Task details: In this exercise, print only the lines of the records below from the one with "Clone this chart in Apache ECharts." through the one with "const seriesNames = ['PLAN MR','WYKONANIE'];", inclusive. Pictures are not part of the copy.

Stored records:
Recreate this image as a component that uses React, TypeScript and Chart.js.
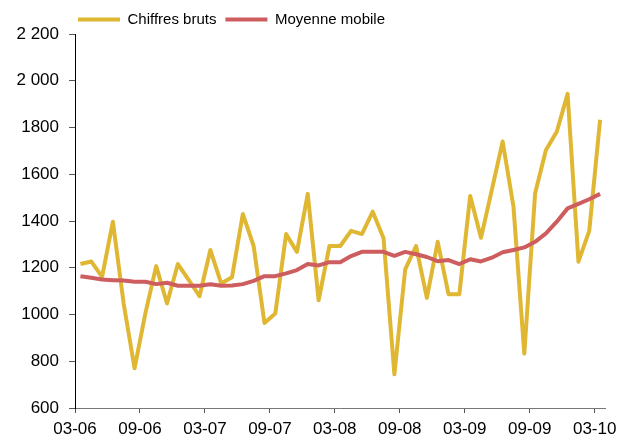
==
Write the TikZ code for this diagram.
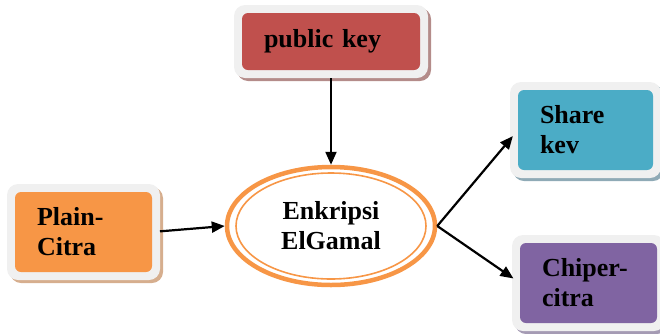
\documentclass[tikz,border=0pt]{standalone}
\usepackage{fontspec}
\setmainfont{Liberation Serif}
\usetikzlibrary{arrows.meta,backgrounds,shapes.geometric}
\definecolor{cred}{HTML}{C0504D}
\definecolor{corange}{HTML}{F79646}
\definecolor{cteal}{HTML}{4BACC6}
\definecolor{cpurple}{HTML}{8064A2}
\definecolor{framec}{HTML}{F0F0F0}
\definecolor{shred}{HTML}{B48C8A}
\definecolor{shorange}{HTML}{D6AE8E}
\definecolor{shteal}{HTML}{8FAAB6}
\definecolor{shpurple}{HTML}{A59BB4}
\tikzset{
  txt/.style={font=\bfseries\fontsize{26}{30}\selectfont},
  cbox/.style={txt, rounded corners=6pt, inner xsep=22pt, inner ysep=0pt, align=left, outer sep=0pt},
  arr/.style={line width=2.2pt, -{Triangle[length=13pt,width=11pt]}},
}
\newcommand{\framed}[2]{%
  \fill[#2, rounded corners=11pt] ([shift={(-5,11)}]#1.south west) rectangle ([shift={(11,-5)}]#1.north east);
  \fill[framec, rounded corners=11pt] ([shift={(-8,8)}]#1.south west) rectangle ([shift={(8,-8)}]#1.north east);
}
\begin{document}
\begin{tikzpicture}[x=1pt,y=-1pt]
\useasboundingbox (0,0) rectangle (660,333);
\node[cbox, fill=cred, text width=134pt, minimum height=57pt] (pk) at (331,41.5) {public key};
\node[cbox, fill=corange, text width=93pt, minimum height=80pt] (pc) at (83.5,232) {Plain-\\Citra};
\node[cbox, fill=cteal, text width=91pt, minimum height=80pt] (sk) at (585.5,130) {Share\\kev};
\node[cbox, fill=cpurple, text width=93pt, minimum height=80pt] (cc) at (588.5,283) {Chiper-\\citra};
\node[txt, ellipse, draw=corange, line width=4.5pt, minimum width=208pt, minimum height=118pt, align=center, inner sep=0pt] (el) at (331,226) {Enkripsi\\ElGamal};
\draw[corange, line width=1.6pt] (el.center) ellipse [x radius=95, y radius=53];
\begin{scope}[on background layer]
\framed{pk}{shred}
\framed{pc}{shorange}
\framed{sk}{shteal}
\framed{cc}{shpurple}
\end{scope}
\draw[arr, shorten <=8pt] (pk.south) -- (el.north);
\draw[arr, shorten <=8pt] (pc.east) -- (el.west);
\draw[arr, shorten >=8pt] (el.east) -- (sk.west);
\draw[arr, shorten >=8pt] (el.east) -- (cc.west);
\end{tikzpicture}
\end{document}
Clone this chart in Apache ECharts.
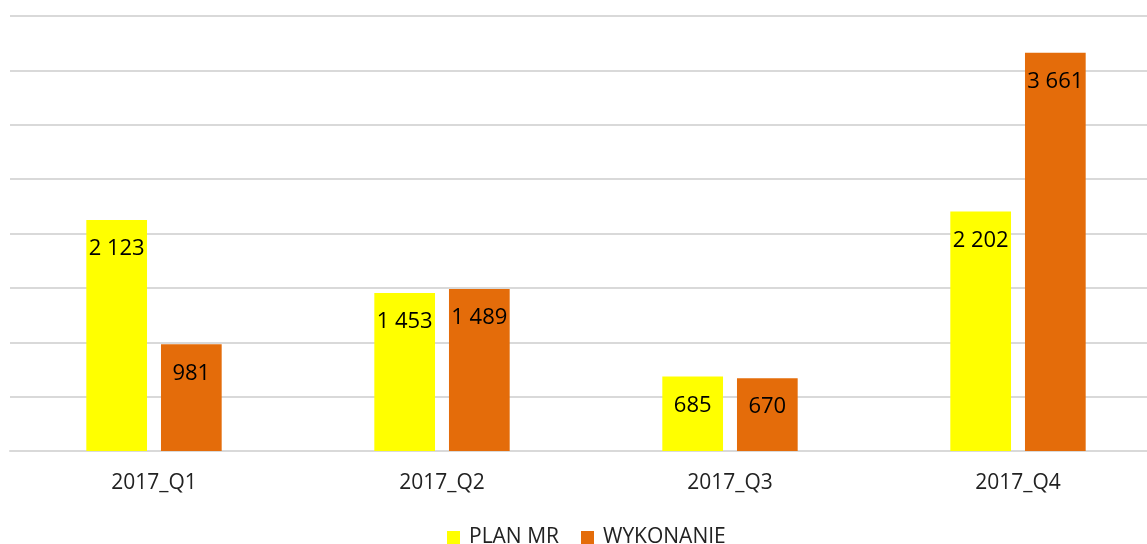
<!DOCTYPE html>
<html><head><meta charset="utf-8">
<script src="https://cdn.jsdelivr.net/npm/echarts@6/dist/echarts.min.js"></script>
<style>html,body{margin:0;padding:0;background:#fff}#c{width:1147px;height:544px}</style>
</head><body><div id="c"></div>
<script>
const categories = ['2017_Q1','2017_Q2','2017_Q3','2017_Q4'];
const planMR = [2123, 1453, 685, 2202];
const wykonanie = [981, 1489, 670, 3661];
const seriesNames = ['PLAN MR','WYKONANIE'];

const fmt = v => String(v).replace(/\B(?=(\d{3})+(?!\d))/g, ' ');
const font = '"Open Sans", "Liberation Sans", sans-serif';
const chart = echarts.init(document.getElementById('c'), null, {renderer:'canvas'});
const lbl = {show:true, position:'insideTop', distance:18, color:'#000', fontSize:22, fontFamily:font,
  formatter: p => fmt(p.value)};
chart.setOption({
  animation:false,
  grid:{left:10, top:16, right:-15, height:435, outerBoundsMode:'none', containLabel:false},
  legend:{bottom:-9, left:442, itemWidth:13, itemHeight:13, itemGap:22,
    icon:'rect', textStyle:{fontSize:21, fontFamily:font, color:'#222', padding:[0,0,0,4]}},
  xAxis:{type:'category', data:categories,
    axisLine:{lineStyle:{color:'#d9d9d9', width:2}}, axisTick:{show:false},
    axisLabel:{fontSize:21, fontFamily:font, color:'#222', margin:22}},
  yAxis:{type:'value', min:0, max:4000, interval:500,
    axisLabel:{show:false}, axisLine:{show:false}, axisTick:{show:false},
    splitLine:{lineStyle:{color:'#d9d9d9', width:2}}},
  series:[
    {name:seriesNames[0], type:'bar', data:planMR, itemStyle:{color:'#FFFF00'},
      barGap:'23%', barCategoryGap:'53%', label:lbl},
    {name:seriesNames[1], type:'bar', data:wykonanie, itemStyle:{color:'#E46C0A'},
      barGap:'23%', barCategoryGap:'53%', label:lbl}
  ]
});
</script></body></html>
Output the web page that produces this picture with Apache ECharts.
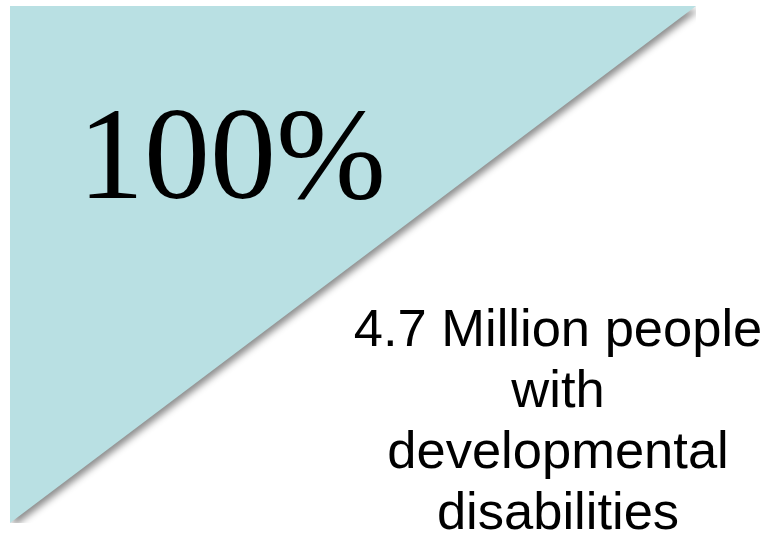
...
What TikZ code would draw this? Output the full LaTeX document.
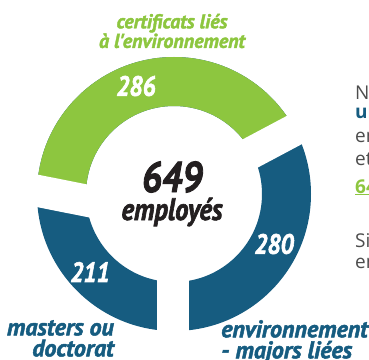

Output of the task:
Clone this chart in Apache ECharts.
<!DOCTYPE html>
<html><head><meta charset="utf-8">
<script src="https://cdn.jsdelivr.net/npm/echarts@6/dist/echarts.min.js"></script>
<style>html,body{margin:0;padding:0;background:#fff}#c{width:1147px;height:544px}</style>
</head><body><div id="c"></div>
<script>
const categories = ['2017_Q1','2017_Q2','2017_Q3','2017_Q4'];
const planMR = [2123, 1453, 685, 2202];
const wykonanie = [981, 1489, 670, 3661];
const seriesNames = ['PLAN MR','WYKONANIE'];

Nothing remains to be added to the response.